Wim Wenders Thinks The American Dream is a European Export, and MAGA, a Maddening Spectacle
With a new exhibition of his early Polaroids on view in Berlin, the German director talks about documenting planet America.
From the late 1960s to the early 1980s, German filmmaker Wim Wenders took over 12,000 Polaroid photographs during the course of his travels. He gave most of the pictures to friends, but packed the remaining away into cigar boxes at home.
Now, about 240 of those photos have been curated into “Wim Wenders: Instant Stories,” a solo exhibition which opened this weekend at the photography foundation C/O Berlin and runs until September 23. Wenders, who first debuted this series in February at the Photographers’ Gallery in London, feels there is a new resonance in in bringing these works back to his adopted hometown.
“In soccer, you’d be inclined to call this a ‘home game,’” he says. “But that’s not how it feels, as I’ve been ‘at home’ in so many places all over the world that showing them here is almost like part of the adventure, rather than a homecoming.”

The exhibition traces Wenders’s 1973 road trip from New York to Los Angeles with photographer Annie Leibovitz, as well as on-set shots from his 1977 film The American Friend, where Dennis Hopper took countless Polaroid selfies. He describes the show as “the story of my life.” There is even a portrait of the Dutch cinematographer Robby Müller, who passed away last week. Having worked on many films together, including Paris, Texas (1984), Wenders paid homage to Müller in a statement posted on Facebook, calling him “a role model for a whole generation of young directors of photography.”
Reflecting on that first road trip he took across America, Wenders says, “I felt like an astronaut visiting a foreign planet.
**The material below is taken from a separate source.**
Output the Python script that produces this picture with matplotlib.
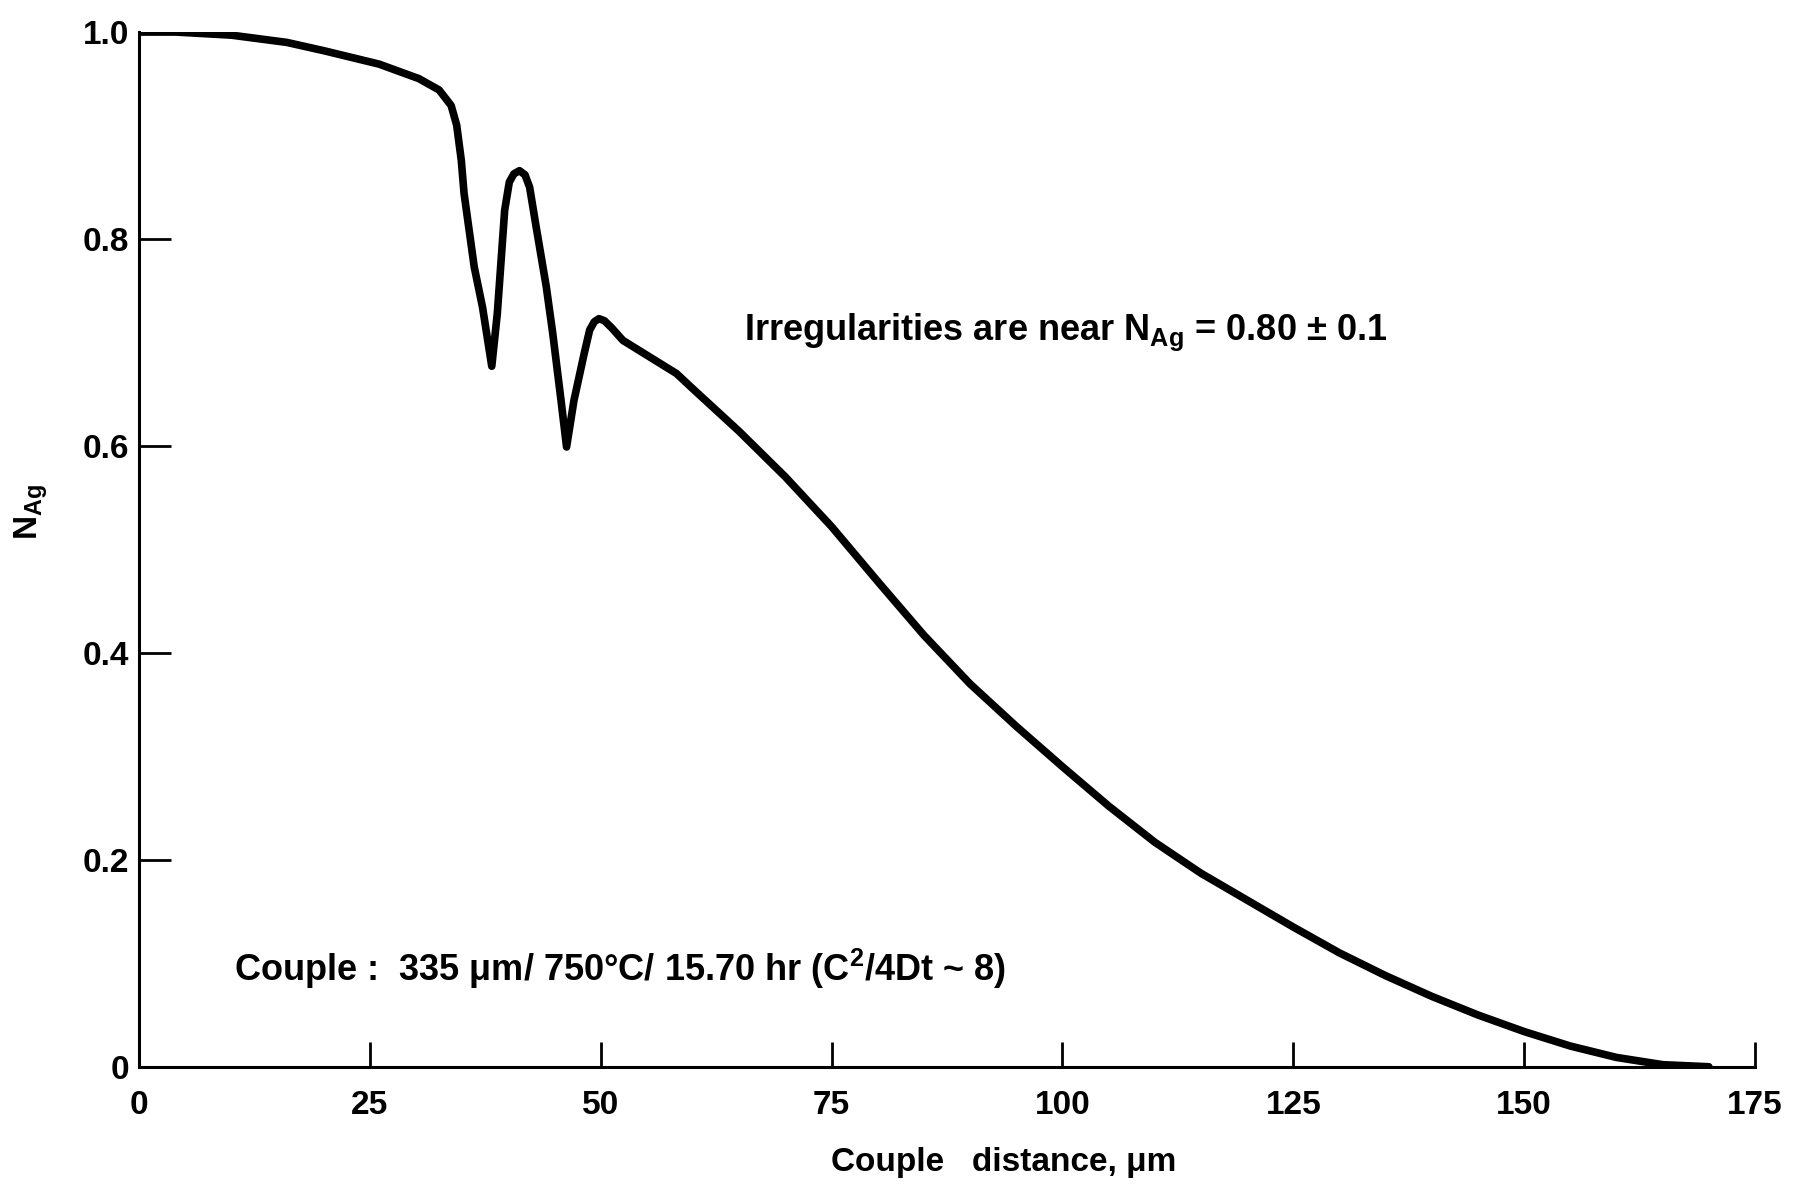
import matplotlib
matplotlib.use("Agg")
import matplotlib.pyplot as plt

plt.rcParams['font.family'] = ['Liberation Sans', 'DejaVu Sans']
plt.rcParams['font.weight'] = 'bold'
plt.rcParams['mathtext.default'] = 'regular'

# Curva N_Ag vs distancia
distance = [0, 4, 10, 16, 20, 26, 30.3, 32.5, 33.8, 34.4, 34.9, 35.2, 36.3, 37.2, 38.2,
            38.8, 39.6, 40.1, 40.6, 41.2, 41.8, 42.3, 43.0, 44.1, 44.8, 45.7, 46.3,
            47.1, 48.2, 48.8, 49.3, 49.8, 50.4, 51.2, 52.4, 55.3, 58.2,
            60, 65, 70, 75, 80, 85, 90, 95, 100, 105, 110, 115, 120,
            125, 130, 135, 140, 145, 150, 155, 160, 165, 170]
n_ag = [1.0, 1.0, 0.997, 0.99, 0.982, 0.969, 0.955, 0.944, 0.929, 0.91, 0.876, 0.844, 0.773, 0.734, 0.677,
        0.728, 0.828, 0.855, 0.863, 0.866, 0.862, 0.850, 0.812, 0.754, 0.709, 0.644, 0.599,
        0.644, 0.689, 0.712, 0.720, 0.723, 0.721, 0.714, 0.702, 0.686, 0.670,
        0.655, 0.614, 0.570, 0.522, 0.469, 0.417, 0.370, 0.329, 0.290, 0.252, 0.217, 0.187, 0.161,
        0.135, 0.110, 0.088, 0.068, 0.050, 0.034, 0.020, 0.009, 0.002, 0.0]

x_ticks = [0, 25, 50, 75, 100, 125, 150, 175]
y_ticks = [0, 0.2, 0.4, 0.6, 0.8, 1.0]
y_ticklabels = ['0', '0.2', '0.4', '0.6', '0.8', '1.0']

fig = plt.figure(figsize=(17.96, 11.87), dpi=100)
ax = fig.add_axes([0.0774, 0.1013, 0.8998, 0.8717])

ax.plot(distance, n_ag, color='black', linewidth=5.5, solid_joinstyle='round', solid_capstyle='round')

ax.set_xlim(0, 175)
ax.set_ylim(0, 1.0)
for s in ['top', 'right']:
    ax.spines[s].set_visible(False)
for s in ['left', 'bottom']:
    ax.spines[s].set_linewidth(2.2)

ax.set_xticks(x_ticks)
ax.set_xticklabels([str(t) for t in x_ticks])
ax.set_yticks(y_ticks)
ax.set_yticklabels(y_ticklabels)
ax.tick_params(axis='x', direction='in', length=18, width=2, labelsize=24, pad=17)
ax.tick_params(axis='y', direction='in', length=23, width=2, labelsize=24, pad=7)
# sem marcas no 0 e no 1.0 do eixo y
yt = ax.yaxis.get_major_ticks()
yt[0].tick1line.set_visible(False)
yt[-1].tick1line.set_visible(False)
ax.xaxis.get_major_ticks()[0].tick1line.set_visible(False)

ax.set_xlabel('Couple   distance, μm', fontsize=24, fontweight='bold')
ax.xaxis.set_label_coords(0.535, -0.078)
ax.set_ylabel('N$_{Ag}$', fontsize=24, fontweight='bold')
ax.yaxis.set_label_coords(-0.055, 0.536)

ax.text(65.5, 0.71, 'Irregularities are near N$_{Ag}$ = 0.80 ± 0.1', fontsize=26, va='center', ha='left')
ax.text(10.3, 0.095, 'Couple :  335 μm/ 750°C/ 15.70 hr (C$^{2}$/4Dt ~ 8)', fontsize=26, va='center', ha='left')

fig.savefig('out.png', dpi=100)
Traveling through the country was a sobering discovery and I must admit I was deeply disappointed by how provincial America felt, how everything looked anonymously the same, more or less uninspiring.”
“That is, until I reached the west, that’s when I finally recognized my own dream of America,” he continues. “I learned that America is an entire planet with very different aspects, and you must be very specific thinking and talking about it, as ‘America’ doesn’t exist—only in our minds or as a figure of speech.”

Though the exhibition features many images from his cross-country travels—like Marlboro billboards, rooftop views, and New York street scenes—the director says they’re part of the American dream, a myth created by cinema. “Hollywood is an invention of a lot of immigrants and emigrants, many of them German and Austrians who glorified their vision of America in moving pictures, first silent, then with sound,” says Wenders. “The American dream is quintessentially an export of Europeans who fled a war-driven, divided continent and painted their utopian version of a better humanity onto this new, promised land.”
But the death of the American dream is another story, entirely. “Well, it must be said, but we Europeans are definitely not responsible for that,” he notes. “We’re watching, a bit aghast and stunned, the deconstruction of this dream.” Today, Wenders sees a regression from the America he once documented, making this exhibition a relic of a bygone era.

“If the American dream once meant everybody could possibly make it to the top, we now see that those at the top usurp it for themselves and keep everybody else from reaching it,” says Wenders. “This is a sad, horrifying, maddening spectacle for all those who still believe in the ideas that made America, and I am one of them—the new version of this charade is called ‘Make America great again!’ and it’s a shameless exploitation of the powerless who have been discarded by the powerful and privileged.”
“Wim Wenders: Instant Stories” runs through September 23, 2018, at C/O Berlin.